BERLIN (Reuters) - She’s middle-aged, gray-haired and stays up all night. Still, Heidi the cross-eyed opossum is Germany’s biggest media sensation, and she has not even made her debut at the Leipzig Zoo.
Yet Heidi appears to be the next in a line of animal celebrities in Germany. The 2-1/2-year-old opossum has a growing Facebook following pushing 80,000 fans, sparked a popular song on YouTube and will soon star as a plush toy. However, the public will not get their first glimpse of the opossum until July, when the zoo opens its tropical wildlife exhibit.
The zoo had no inkling of what a cause-celebre the cross-eyed opossum would become when Heidi along with her sister, Naira, and a male opossum arrived from a zoo in Denmark in May.
“The Heidi sensation was surprising and unplanned,” said Leipzig zoo spokeswoman Maria Saegebarth. “It’s great that there has been a lot interest, but we had nothing to do with the media hype.”
Heidi first appeared in Germany’s mass-circulation newspaper Bild last month. The zoo has no plans to change its upcoming tropical exhibit because of Heidi’s ticket draw.
“We understand that Heidi has become so popular and that people will want to see her,” said Saegebarth. “But that will not change the zoo’s strategy with the exhibit — she’s one animal of many.”

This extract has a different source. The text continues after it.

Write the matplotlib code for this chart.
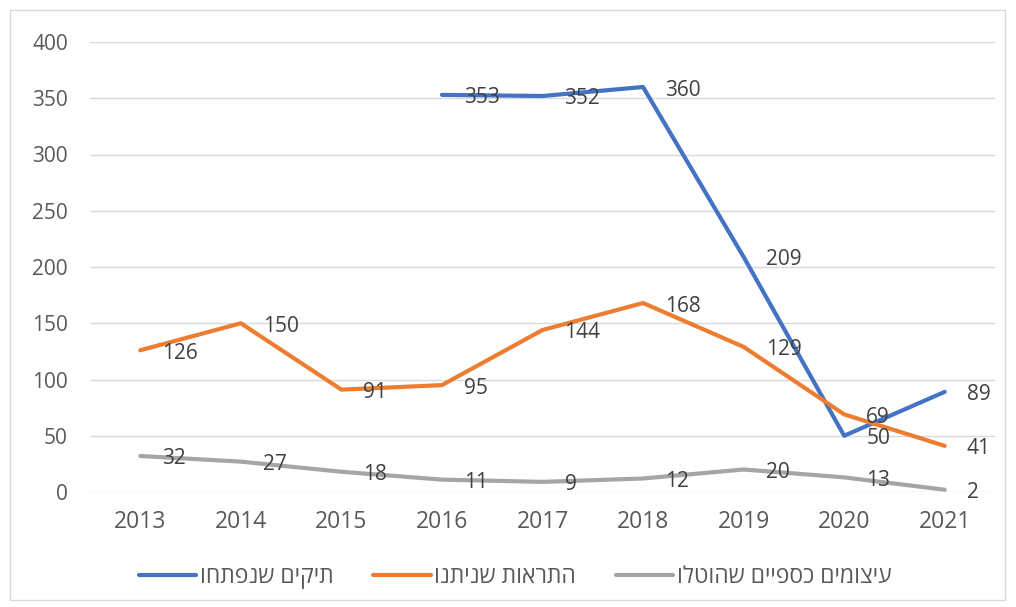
import numpy as np
import matplotlib.pyplot as plt
from matplotlib.patches import Rectangle

years = ['2013', '2014', '2015', '2016', '2017', '2018', '2019', '2020', '2021']
opened = [None, None, None, 353, 352, 360, 209, 50, 89]
warnings = [126, 150, 91, 95, 144, 168, 129, 69, 41]
sanctions = [32, 27, 18, 11, 9, 12, 20, 13, 2]

# hebrew names; matplotlib has no bidi, so reverse for visual order
names = ['תיקים שנפתחו', 'התראות שניתנו', 'עיצומים כספיים שהוטלו']
colors = ['#4472C4', '#ED7D31', '#A5A5A5']
text_color = '#595959'

plt.rcParams['font.family'] = ['Open Sans', 'DejaVu Sans']

fig = plt.figure(figsize=(10.16, 6.07), dpi=100)
ax = fig.add_axes([90 / 1016, 1 - 492 / 607, 905 / 1016, 450 / 607])

x = np.arange(len(years))
for series, name, c in zip([opened, warnings, sanctions], names, colors):
    pts = [(xi, v) for xi, v in zip(x, series) if v is not None]
    xs = [p[0] for p in pts]
    ys = [p[1] for p in pts]
    ax.plot(xs, ys, color=c, lw=3, solid_capstyle='round', label=name[::-1])
    for xi, v in pts:
        ax.annotate(str(v), (xi, v), xytext=(22, -3), textcoords='offset pixels',
                    ha='left', va='center', fontsize=15, color='#404040')

ax.set_xlim(-0.5, 8.5)
ax.set_ylim(0, 400)
ax.set_yticks(range(0, 401, 50))
ax.set_xticks(x)
ax.set_xticklabels(years)
ax.grid(axis='y', color='#D9D9D9', lw=1)
ax.set_axisbelow(True)
for s in ax.spines.values():
    s.set_visible(False)
ax.tick_params(length=0, colors=text_color)
ax.tick_params(axis='y', pad=16, labelsize=15)
ax.tick_params(axis='x', pad=13, labelsize=16.5)

leg = fig.legend(loc='center', bbox_to_anchor=(0.507, 1 - 577 / 607), ncol=3,
                 frameon=False, fontsize=16.5, handlelength=2.5, columnspacing=1.75,
                 handletextpad=0.15)
for t in leg.get_texts():
    t.set_color(text_color)

fig.patches.append(Rectangle((10 / 1016, 1 - 600 / 607), 995 / 1016, 590 / 607,
                             transform=fig.transFigure, fill=False,
                             edgecolor='#D9D9D9', lw=1))

fig.savefig('out.png', dpi=100)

Still, Heidi is the most recent example of animal celebrities in Germany in recent years, which includes Knut the polar bear in Berlin and the recently deceased Paul the octopus in Oberhausen, western Germany.
Knut became internationally famous as a cub when the Berlin zoo hand-reared him after he was rejected by his mother in December 2006. The zoo earned 1 million euros ($1.30 million) along from marketing Knut products in 2007.
Paul the octopus was an international sensation this past summer when he correctly predicted the results of each of Germany’s World Cup soccer matches and accurately tipped Spain to top the Netherlands in the final.
Demand for information about Heidi has been so high the zoo has dedicated a portion of its website to answering Heidi-related questions, such as why she is cross-eyed.
Zoo officials believe that Heidi’s crossed eyes could come from a poor diet when she was young, causing fat deposits to develop behind her eyes — neither of which causes her pain or poses a health risk, the zoo said.
Poor vision is not much of a problem for Heidi, the zoo said. As a nocturnal animal, opossum’s rely heavily on their sense of smell instead of their sight to get around.